A nanotechnologist and a social scientist walk into MIT MechE….
Finding my place in the MechE department without a technical background
“What’s your name?” “Where are you from?” “What’s your research area?” These are, without fail, the first three questions exchanged between MIT Mechanical Engineering grad students who are meeting for the first time. I quickly learned this convention after spending just a few minutes at department orientation events when I first got to campus in the fall of 2021. The third question, “What’s your research area?”, made me immediately feel uneasy. My classmates’ answers ranged from nanomanufacturing to underwater robots, cell-cell interface mechanics, and microfluidic diagnostics. One of my now friends in the department works on “levitated magnetic reaction spheres for spacecraft orientation control.” I only had a vague idea of what these topics entailed, much less understood the cutting-edge research that my classmates were performing.
Before graduate school, I received my undergraduate degree in Mechanical Engineering, with a focus in design.
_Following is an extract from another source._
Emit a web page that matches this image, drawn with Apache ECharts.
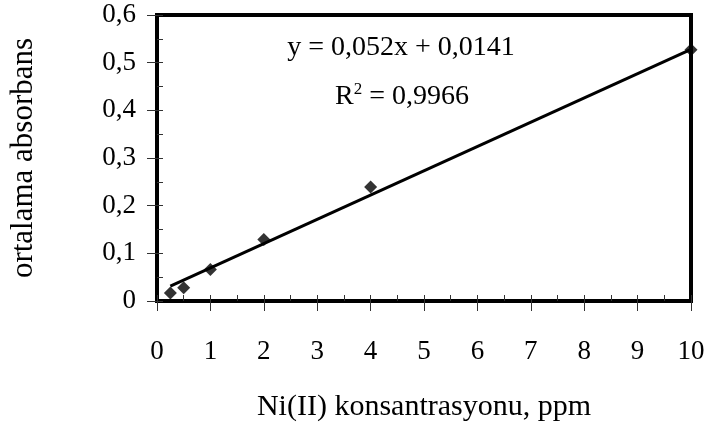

I worked for three years in a human-computer interaction lab in the Information Sciences and Technology Department at Penn State University, my undergraduate institution. At the human-computer interaction lab, my projects focused on hardware design and development, but I was not the person working directly with the breadboard (aka the computer hardware). Instead, I was the person conducting and analyzing interviews, trying to figure out what to build, what kinds of concepts could effectively meet people’s needs, rather than how to build the hardware. My contributions were more descriptive and anthropological than technical. I loved getting inside people’s minds to inform the later engineering steps, and I focused on this kind of qualitative study of people, their behaviors, and their latent needs over my thermodynamics and fluid mechanics coursework. Even though my work was much more qualitative, I considered myself a designer, and as such, aspired to go to the best graduate school for design in the world—MIT.
When I arrived at MIT, I developed a project examining the sociocultural, economic, and medical ecosystems of developing countries to identify opportunities to improve diabetes care. As one could predict, this was not a particularly mechanical pursuit. I unsurprisingly felt out of place among my cohort where many were studying nanomanufacturing and building robots for the ocean. In one lab, I even watched an undergraduate masterfully operate an injection molding machine, a piece of manufacturing equipment I had never seen before and couldn’t even identify. I soon signed up for 2.670: Mechanical Engineering Tools, an undergraduate class, to learn to use lathes and milling machines, which provided a modest confidence boost. Still, I questioned whether I belonged in the department, whether I would be able to pass the Mechanical Engineering PhD qualifying exams, and whether I would be as successful in graduate school and in my career as my peers.
As the semester went on, I learned more about other students’ projects, especially those of my lab mates, who gave me updates on their work at our weekly lab meetings. One of my lab mates, who is imaging and identifying microorganisms in sea water to protect seaweed farms from destructive species, has developed an amazing underwater microscope. However, when I asked her about whether she had been working with the farmers she sought to help to determine how they might use such a tool and how it could effectively convey to them the important information the device was capturing, considerations critical to the successful deployment of the device, she admitted that she had been focused on the technology.
I started to notice this theme in many of the labs around the department—brilliant scientists and engineers inventing groundbreaking technologies but lacking many plans about how to get them into the hands of users and to create their intended impact. I saw the need for the humanistic side of design, the anthropology and behavioral economics, in numerous projects across all research areas in the department, and I realized that my unique skillset does belong here. In fact, it is needed here, as this side of engineering is often forgotten.
While I am actively working to improve my technical skills and expand my horizons, I now feel at home in the Department of Mechanical Engineering, even without the technical background and focus that almost all of my cohort has. I am also embracing the interdisciplinarity that MIT offers, taking classes outside of the department and writing a paper with two economics students for a global health journal. (Here, it helps to have a supportive and open-minded advisor.) It was certainly intimidating to start at MIT with less technical experience and interests, but if there’s one thing I’ve learned from talking to students in my own and more senior cohorts, it’s that everyone is intimidated by something at MIT. And even though I, a social scientist, don’t understand all the nuances of nanotechnology, most nanotechnologists don’t fully understand what I do, either. All of us and none of us are imposters, and we are all here at MIT because each of us occupies an important niche, even if that niche feels untraditional.